I want to share with you something that has been helpful in my work with clients, as well as being profoundly helpful to me. A lot of my clients are trying to lose weight. This isn’t really surprising, as trying to lose weight is so common that it is practically an all-American pastime. A lot of us criticize our bodies and criticize ourselves for not having an “ideal body”. I’d like to turn that around and start loving ourselves—we can start by loving our cells.

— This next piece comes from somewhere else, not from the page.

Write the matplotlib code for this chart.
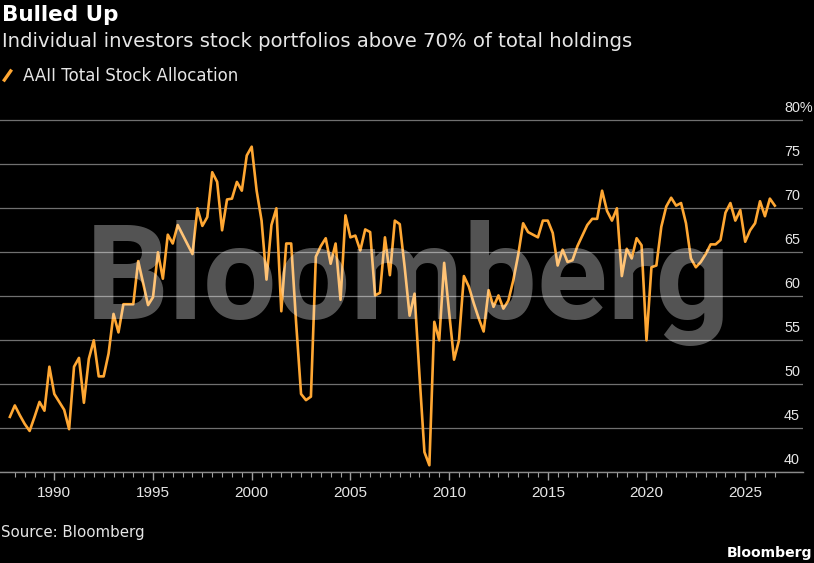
import numpy as np
import pandas as pd
import matplotlib
matplotlib.use("Agg")
import matplotlib.pyplot as plt
from matplotlib.lines import Line2D
from matplotlib.ticker import FixedLocator
import matplotlib.transforms as mtransforms

# ---------------- data (quarterly, 1987Q4 .. 2026Q3) ----------------
quarters = pd.period_range("1987Q4", "2026Q3", freq="Q")
stock_allocation = [
    46.3, 47.6, 46.5, 45.5, 44.7, 46.3, 48.0, 47.0, 52.0, 48.9,
    48.0, 47.1, 44.9, 52.0, 53.0, 47.9, 52.9, 55.0, 50.9, 50.9,
    53.5, 58.0, 55.9, 59.1, 59.1, 59.1, 64.0, 61.5, 59.0, 59.9,
    65.0, 62.0, 67.0, 66.0, 68.1, 67.0, 65.9, 64.8, 70.0, 68.0,
    69.0, 74.1, 73.0, 67.5, 71.0, 71.1, 73.0, 72.0, 76.0, 77.0,
    72.0, 68.6, 61.9, 68.1, 70.0, 58.3, 66.0, 66.0, 57.0, 48.9,
    48.2, 48.6, 64.5, 65.7, 66.6, 63.7, 66.0, 59.6, 69.2, 66.7,
    66.9, 65.2, 67.6, 67.3, 60.1, 60.4, 66.7, 62.4, 68.6, 68.2,
    63.3, 57.8, 60.3, 51.0, 42.3, 40.8, 57.1, 55.0, 63.8, 58.2,
    52.8, 55.0, 62.3, 61.1, 59.2, 57.5, 56.0, 60.7, 58.8, 60.1,
    58.6, 59.5, 61.8, 64.7, 68.3, 67.3, 67.0, 66.7, 68.6, 68.6,
    67.2, 63.5, 65.3, 63.9, 64.1, 65.7, 66.9, 68.1, 68.8, 68.8,
    72.0, 69.7, 68.6, 70.0, 62.3, 65.4, 64.3, 66.6, 65.8, 55.0,
    63.3, 63.5, 67.9, 70.2, 71.2, 70.3, 70.6, 68.3, 64.3, 63.3,
    63.9, 64.8, 65.9, 65.9, 66.4, 69.5, 70.6, 68.6, 69.8, 66.2,
    67.5, 68.3, 70.8, 69.1, 71.1, 70.3,
]
x_years = quarters.year + (quarters.quarter - 1) / 4.0

major_years = [1990, 1995, 2000, 2005, 2010, 2015, 2020, 2025]
y_ticks = [40, 45, 50, 55, 60, 65, 70, 75, 80]
y_labels = ["40", "45", "50", "55", "60", "65", "70", "75", "80%"]

title = "Bulled Up"
subtitle = "Individual investors stock portfolios above 70% of total holdings"
series_name = "AAII Total Stock Allocation"
source = "Source: Bloomberg"

# ---------------- style ----------------
ORANGE = "#FFA733"
BG = "black"
GRID = "#707070"
TXT = "#e6e6e6"
TICKFONT = ["Liberation Sans", "DejaVu Sans"]
plt.rcParams["font.family"] = ["DejaVu Sans"]

W, H = 814, 563
fig = plt.figure(figsize=(W / 100, H / 100), dpi=100, facecolor=BG)

ppy = 8.8  # pixels per percent
y_bottom_px = 472.3
ytop = 81
ax_h_px = (ytop - 40) * ppy
ax = fig.add_axes([0, (H - y_bottom_px) / H, 803 / W, ax_h_px / H])
ax.set_facecolor(BG)
x_left = 1990 - 54.3 / 19.74
x_right = 1990 + (803 - 54.3) / 19.74
ax.set_xlim(x_left, x_right)
ax.set_ylim(40, ytop)

for s in ["top", "left", "right"]:
    ax.spines[s].set_visible(False)
ax.spines["bottom"].set_color("#8a8a8a")
ax.spines["bottom"].set_linewidth(1.0)

# grid + y labels (inside, above each gridline)
ax.set_yticks(y_ticks)
ax.set_yticklabels(y_labels)
ax.yaxis.grid(True, color=GRID, linewidth=0.9)
ax.set_axisbelow(True)
ax.yaxis.tick_right()
ax.tick_params(axis="y", length=0, pad=-19 * 0.72, labelcolor=TXT, labelsize=10.4)
for lab in ax.get_yticklabels():
    lab.set_horizontalalignment("left")
    lab.set_family(TICKFONT)
    lab.set_transform(lab.get_transform() + mtransforms.ScaledTranslation(0, 0.14, fig.dpi_scale_trans))

# x ticks
ax.xaxis.set_major_locator(FixedLocator(major_years))
ax.set_xticklabels([str(y) for y in major_years])
minor = [y / 2 for y in range(1988 * 2, 2026 * 2 + 2)]
ax.xaxis.set_minor_locator(FixedLocator(minor))
ax.tick_params(axis="x", which="major", length=5.5, width=1.0, color="#a0a0a0",
               labelcolor=TXT, labelsize=11, pad=4.5)
ax.tick_params(axis="x", which="minor", length=3.3, width=0.8, color="#a0a0a0")
for lab in ax.get_xticklabels():
    lab.set_family(TICKFONT)

# line
ax.plot(x_years, stock_allocation, color=ORANGE, linewidth=1.9, solid_joinstyle="round",
        zorder=3, clip_on=False)

# watermark (drawn on top, semi-transparent)
fig.text(86 / W, 1 - 318.5 / H, "Bloomberg", fontsize=94, fontweight="bold",
         family=["Roboto", "DejaVu Sans"], color="white", alpha=0.33,
         ha="left", va="baseline", zorder=10)

# header
fig.text(2 / W, 1 - 21 / H, title, fontsize=15.5, fontweight="bold", color="white",
         ha="left", va="baseline")
fig.text(2 / W, 1 - 47 / H, subtitle, fontsize=14.15, color=TXT,
         ha="left", va="baseline")

# legend
handle = Line2D([], [], color=ORANGE, linestyle="none",
                marker=[(-0.7, -1.0), (0.7, 1.0)], markersize=8.5, markeredgewidth=2.4)
leg = fig.legend([handle], [series_name], loc="upper left",
                 bbox_to_anchor=(1 / W, 1 - 67 / H), frameon=False,
                 fontsize=12, handlelength=0.7, handletextpad=0.6,
                 labelcolor=TXT, borderaxespad=0, borderpad=0)

# footer
fig.text(1 / W, 1 - 537 / H, source, fontsize=10.8, color=TXT, ha="left", va="baseline")
fig.text(812 / W, 1 - 557 / H, "Bloomberg", fontsize=10.1, fontweight="bold",
         color="white", ha="right", va="baseline")

fig.savefig("out.png", dpi=100, facecolor=BG)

It is a struggle to eat the SAD diet—that’s the acronym among “healthies” for the standard American diet—while trying to grow healthy and strong. In our culture, we are fed a constant barrage of media images that idealize an unrealistically super-thin woman (Martha Beck once referred to this as a “stick figure with boobs”) and an unrealistically super-cut man with a six-pack. All this while our population balloons to ever-greater BMIs—one of the areas in which the USA leads the world.  This causes a lot of us to dislike our bodies and feel bad about ourselves as we don’t appear to “measure up.” The negative body image often leads to shame and hopelessness and a host of other negative feelings.

Having a negative body image is destructive. It is impossible to have a healthy relationship with our bodies when that relationship is built on criticism and dislike. And it really isn’t fair to dislike our bodies. Here’s a different perspective on why this is so: Our bodies are made up of 50 trillion cells. Each cell lives for about seven years, and each has a certain kind of job to do in our bodies. Moreover, when those cells are taken out of the body and put in a Petri dish, they will move toward a sugar and away from a poison. In other words, our cells are alive, and they have some kind of intelligence, some consciousness. (For more on the consciousness of cells, read Bruce Lipton’s Biology of Belief).

Now, here’s how this is useful: we can shift the way we think about our bodies. We can learn to honor the cells that make up our bodies, the “50 trillion molecular geniuses” as Jill Bolte Taylor calls them in her most-popular TED talk. We shift from “being” our body to honoring it. This leads to a healthy level of detachment, and it is founded in truth. When we realize that we have a body, rather than mistakenly thinking that we are a body, everything shifts. Those tiny molecular geniuses work hard for us all day, every day. They deserve to have us say good things to say to them. They deserve to be loved an honored.

When we love our cells, we can better love ourselves. Making this shift in how we think of our bodies changes our whole relationship with our bodies. We move out of criticism into love. We love our cells, and begin to love ourselves and to appreciate all our various parts, certainly flawed but special anyway, that make us uniquely us. And that is a profound shift.